Bell went on to attend the 1919 Peace Conference in Paris and chronicled more of her political and social work in her 1920 book, "Review of the Civil Administration of Mesopotamia." She was also involved in the 1921 Conference in Cairo with then-colonial secretary, Winston Churchill, that established the boundaries of Iraq. In her work after the war, Bell also played an instrumental role in bringing King Faisal to power in Iraq in 1922. For her efforts to preserve the region's cultural heritage, local people reportedly often addressed her as "khutan," which means "queen" in Persian and "respected lady" in Arabic. King Faisal later named Bell as the director of antiquities at the new National Museum of Iraq in Baghdad.
Death and Subsequent Legacy
The museum was Bell's last passion project – in July 1926, she overdosed on sleeping pills and died in Baghdad. King Faisal arranged a military funeral for her and Bell was laid to rest in Baghdad's British Civil Cemetery. But while Bell is often celebrated for her efforts in the Middle East, she remains a complicated historical figure for many.

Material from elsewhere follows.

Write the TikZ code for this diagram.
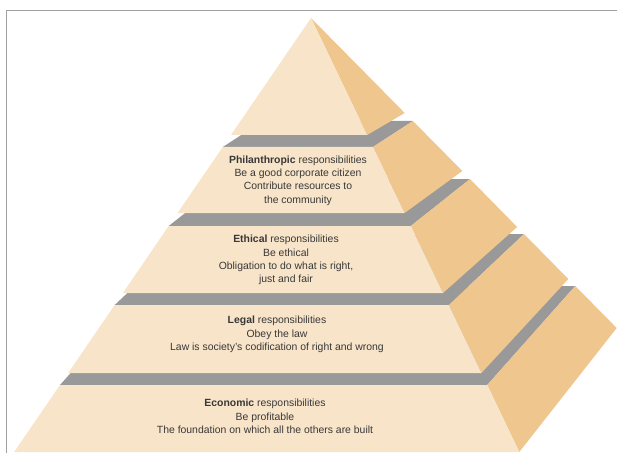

In Wolfe-Hunnicutt's opinion, Bell was a controversial figure who had a lasting impact on the Middle East — an impact that is still very much playing out in the modern era. "She was a British imperialist who was complicit in denying Iraqis a right to national self-determination," Wolfe-Hunnicutt says. "I think that the seeds of the chaos and violence that engulfed so much of Iraqi history in the 20th century were planted in the aftermath of World War I. I wish the British would have just let Iraqis manage their own affairs."